Les outils 

Commençons par ceux qui ont été placés à l’extérieur, dans le jardin ou la cour. Le marteau-pilon, nécessitait une embase spécifique sans laquelle le dessus du bâtiment aurait pu être endommagé par les vibrations. Il se présente maintenant comme une sculpture, colonisée par la clématite sauvage ou herbe aux gueux. La cisaille à boules est aussi une estampeuse avec laquelle enfants nous jouions à faire monter les deux bras sur leur vis sans fin avant de les rendre à la gravité en prenant garde de ne pas être heurté pendant leur descente, jusqu’au rebond final. Une telle machine vient d’être vendue à Drouot pour moins de 500 €. La valeur affective d’un objet est souvent inversement proportionnelle à sa valeur effective. Une cintreuse cercleuse est restée dans l’atelier tandis que l’autre trône au milieu des stipas cheveux d’anges et de quelques rosiers en bordure du parking. 

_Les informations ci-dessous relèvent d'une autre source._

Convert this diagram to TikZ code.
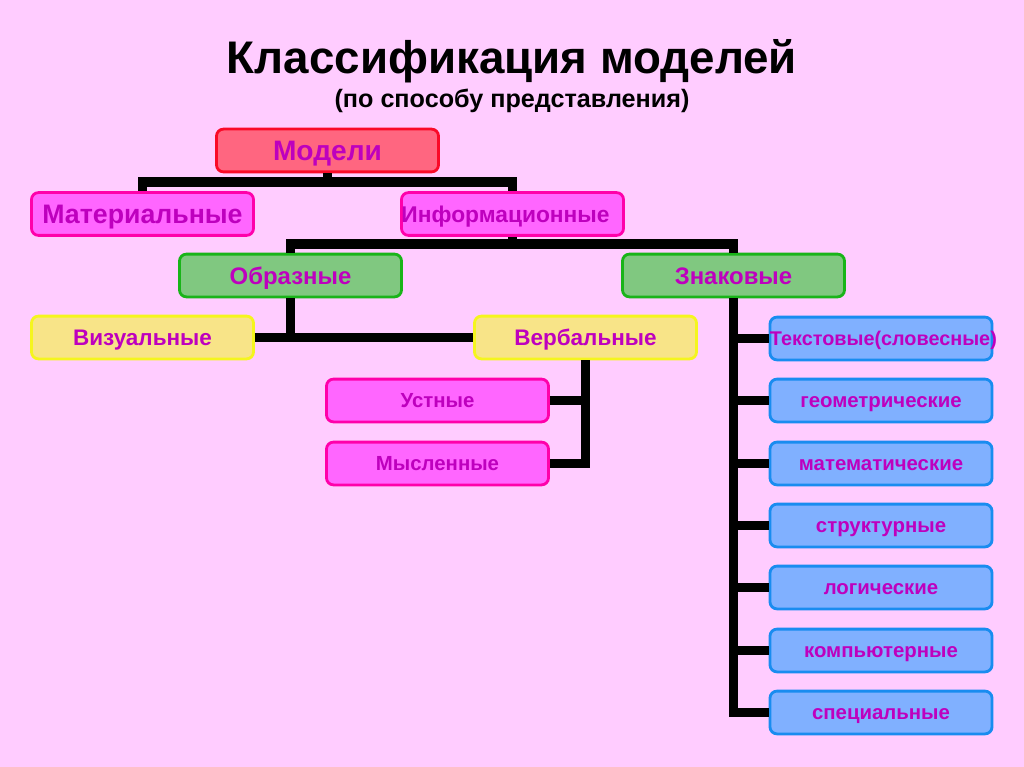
\documentclass[tikz,border=0pt]{standalone}
\usepackage{fontspec}
\setmainfont{Liberation Sans}
\usetikzlibrary{calc}
\usepackage{color}

\definecolor{bgpink}{RGB}{255,204,255}
\definecolor{txtpurple}{RGB}{190,0,190}
\definecolor{redfill}{RGB}{255,102,128}
\definecolor{reddraw}{RGB}{250,10,40}
\definecolor{magfill}{RGB}{255,102,255}
\definecolor{magdraw}{RGB}{255,0,170}
\definecolor{grnfill}{RGB}{128,200,128}
\definecolor{grndraw}{RGB}{25,180,25}
\definecolor{yelfill}{RGB}{248,228,136}
\definecolor{yeldraw}{RGB}{245,245,30}
\definecolor{blufill}{RGB}{128,176,255}
\definecolor{bludraw}{RGB}{25,140,240}

\begin{document}
\begin{tikzpicture}
[x=0.025cm,y=-0.025cm,
 box/.style={draw,rounded corners=5pt,line width=2pt,minimum width=5.55cm,minimum height=1.07cm,
   text width=5.55cm,align=center,text height=13.6pt,text depth=0pt,
   inner sep=0pt,text=txtpurple,font=\bfseries\fontsize{19}{22}\selectfont},
 smallbox/.style={box,text height=10.4pt,font=\bfseries\fontsize{14.5}{17}\selectfont},
 redbox/.style={box,fill=redfill,draw=reddraw,text height=14.3pt,font=\bfseries\fontsize{20}{24}\selectfont},
 magbox/.style={box,fill=magfill,draw=magdraw},
 grnbox/.style={box,fill=grnfill,draw=grndraw,text height=12.2pt,font=\bfseries\fontsize{17}{20}\selectfont},
 yelbox/.style={box,fill=yelfill,draw=yeldraw,text height=11.5pt,font=\bfseries\fontsize{16}{19}\selectfont},
 lilbox/.style={smallbox,fill=magfill,draw=magdraw},
 blubox/.style={smallbox,fill=blufill,draw=bludraw},
 link/.style={line width=7pt,black}]

% the background
\fill[bgpink] (0,0) rectangle (1024,767);
\useasboundingbox (0,0) rectangle (1024,767);

% the title
\node[font=\bfseries\fontsize{32.5}{38}\selectfont] (title) at (512,61) {Классификация моделей};
\node[font=\bfseries\fontsize{17.9}{21}\selectfont] (subtitle) at (512,101) {(по способу представления)};

% the boxes
\node[redbox] (mod) at (327.5,150.5) {Модели};
\node[magbox] (mat) at (142.5,214) {Материальные};
\node[magbox,align=left,text height=11.6pt,font=\bfseries\fontsize{16.2}{19}\selectfont] (inf) at (512.5,214) {Информационные};
\node[grnbox] (obr) at (290.5,275.5) {Образные};
\node[grnbox] (zn) at (733.5,275.5) {Знаковые};
\node[yelbox] (viz) at (142.5,337.5) {Визуальные};
\node[yelbox] (verb) at (585.5,337.5) {Вербальные};
\node[lilbox] (ust) at (437.5,400.5) {Устные};
\node[lilbox] (mysl) at (437.5,463.5) {Мысленные};

\node[blubox,font=\bfseries\fontsize{14.1}{17}\selectfont] (b1) at (881,338.5) {Текстовые(словесные)};
\node[blubox] (b2) at (881,400.5) {геометрические};
\node[blubox] (b3) at (881,463.5) {математические};
\node[blubox] (b4) at (881,525.5) {структурные};
\node[blubox] (b5) at (881,587.5) {логические};
\node[blubox] (b6) at (881,650.5) {компьютерные};
\node[blubox] (b7) at (881,712.5) {специальные};

% the junctions
\coordinate (j1) at (327.5,182);
\coordinate (j2) at (512.5,244);

% the links
\draw[link] (mod.south) -- (j1);
\draw[link] (mat.north) |- (j1) -| (inf.north);
\draw[link] (inf.south) -- (j2);
\draw[link] (obr.north) |- (j2) -| (zn.north);
\draw[link] (obr.south) -- (obr.south |- viz.east);
\draw[link] (viz.east) -- (verb.west);
\draw[link] (verb.south) |- (mysl.east);
\draw[link] (ust.east) -- (ust.east -| verb.south);
\draw[link] (zn.south) |- (b7.west);
\foreach \i in {1,...,6}
  \draw[link] (b\i.west) -- (b\i.west -| zn.south);

%
\end{tikzpicture}
\end{document}
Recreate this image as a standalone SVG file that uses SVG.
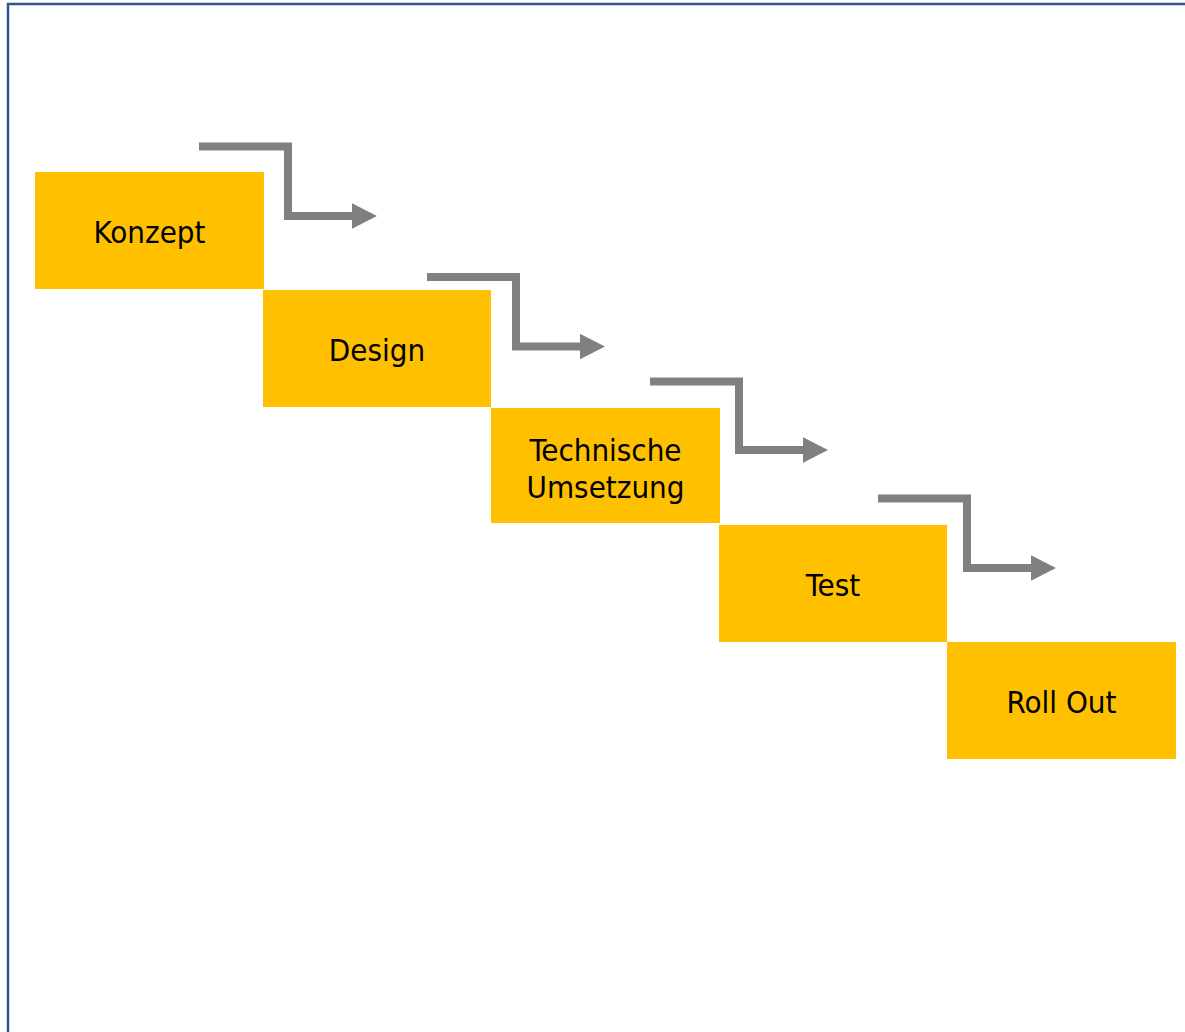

La perceuse à colonne à volant d’inertie est commandée par un système à courroies non protégées qui la rend inutilisable pour des raisons de sécurité. Elle est aussi visible en bordure du parking. Le bruit de la mécanique était envoutant. Il y avait en fond l’expression sonore du roulement entre des engrenages qui commençaient à avoir un peu de jeu. S’y superposait le bruit du cliquet anti-retour lorsque la fonction descente automatique pour la mèche était activée. Et bien sûr, la magie de la pénétration dans l’acier était soulignée par la plainte à laquelle l’outil et le métal consentaient. Elle changeait lorsqu’avec une burette on lubrifiait le foret avec un liquide à l’apparence du lait produit par un mélange d’eau et d’une huile. Les calories produites par l’énergie mécanique de découpe étaient évacuées dans le chuintement du liquide. À son changement d’état était associée l’émanation d’une odeur à l’élaboration de laquelle contribuaient le métal chaud et le lubrifiant. 

Les étaux ont dans la forge une présence essentielle. Deux sont posés contre l’établi en bois centenaire et le plus gros, magnifique, se tient à disposition près du foyer. Une poinçonneuse à chaud permet de percer les fers à chevaux. Deux enclumes de plus de 200 kg nous montrent qu’elles ont déjà bien vécu. Celle que nous utilisons le plus dispose d’une surface polie comme la poignée de commande du soufflet. C’est incroyable comme le passage répété de la main sur le métal nous gratifie par son aspect. Deux bigornes sur leur trépied en bois regardent plus qu’elles ne participent à nos activités. Avec les outils, il faut aussi évoquer la kyrielle des outillages, pour scier, arracher, limer, polir, pointer, marquer, tordre que seule une visite permettrait de découvrir.